Vous aviez annoncé, Madame la Ministre, que les familles les plus en difficulté pourraient bénéficier de 138 euros supplémentaires au titre du complément de mode de garde mais trouver une place en crèche est souvent un parcours du combattant. Madame la Ministre, pourquoi ne pas uniformiser les procédures d'admission pour soutenir plus particulièrement les familles en difficulté ?

Mme Agnès Buzyn, ministre.  - Je vous remercie de l'avoir souligné, j'ai effectivement demandé le recentrage de l'aide au mode de garde vers les familles monoparentales.

Nous voulons diversifier les modes de garde ; j'ai reçu, il y a peu, les associations représentatives des assistantes maternelles. J'ai également reçu l'Association des départements de France. La mixité sociale dans les crèches est effectivement un souci.
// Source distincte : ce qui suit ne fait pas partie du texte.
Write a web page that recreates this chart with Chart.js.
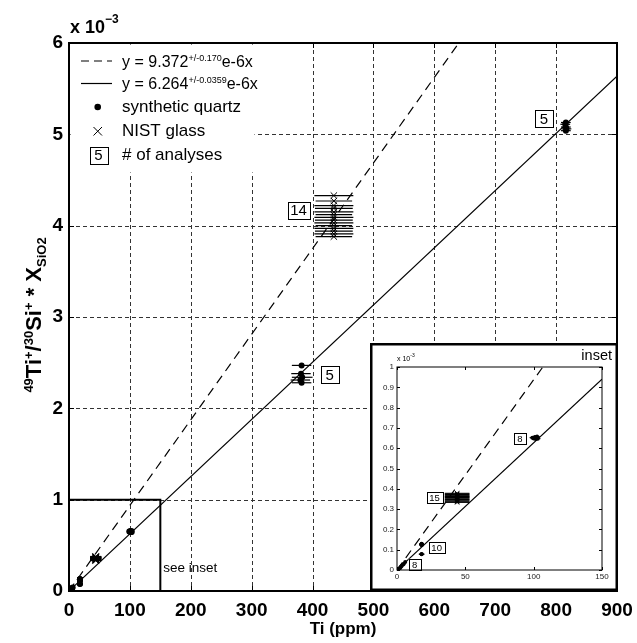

Un groupe de travail a été mis en place avec Mme Schiappa. Nous ne pouvons pas faire preuve de coercition sur ce sujet, qui est à la main des élus locaux. Une charte, comprenant l'engagement à favoriser l'inclusion des familles les plus éloignées de l'emploi serait déjà une avancée.

Mme Véronique Guillotin .  - Depuis plusieurs mois, la France, avec d'autres, bloque l'accord sur l'harmonisation européenne du congé parental. Nul besoin de rappeler qu'il est pris à 96 % par les femmes et ce chiffre n'a pas évolué depuis dix ans. Son indemnisation, de moins de 400 euros par mois, est une des plus faibles de l'OCDE. Elle passerait à 950 euros en moyenne avec le projet de directive. En Allemagne, ces dernières années, la proportion de pères est passée de 3 % à 25 % avec la revalorisation du congé parental à 67 % du salaire net.

La facture, pour la France, pourrait se révéler moins forte que prévu puisque la pression sur le système d'accueil du jeune enfant serait allégée par la libération des places en crèche et que les recettes fiscales seraient augmentées. Le président de la République ne défend-il pas l'harmonisation européenne ? Ne veut-il pas l'égalité entre les femmes et les hommes ?

Mme Agnès Buzyn, ministre.  - La France ne bloque pas la directive mais recherche un compromis qui soit conforme à nos choix culturels en faveur de la liberté de choix des femmes et de leur inclusion professionnelle. En France, le congé parental est pris, en très grande majorité, par les femmes. Le président de la République privilégie le renforcement du congé maternité pour les indépendantes. Nous faisons des choix de société. Un compromis sera trouvé d'ici le 21 juin.

Toute notre politique vise à donner à chacun le choix. (M. Martin Lévrier applaudit.)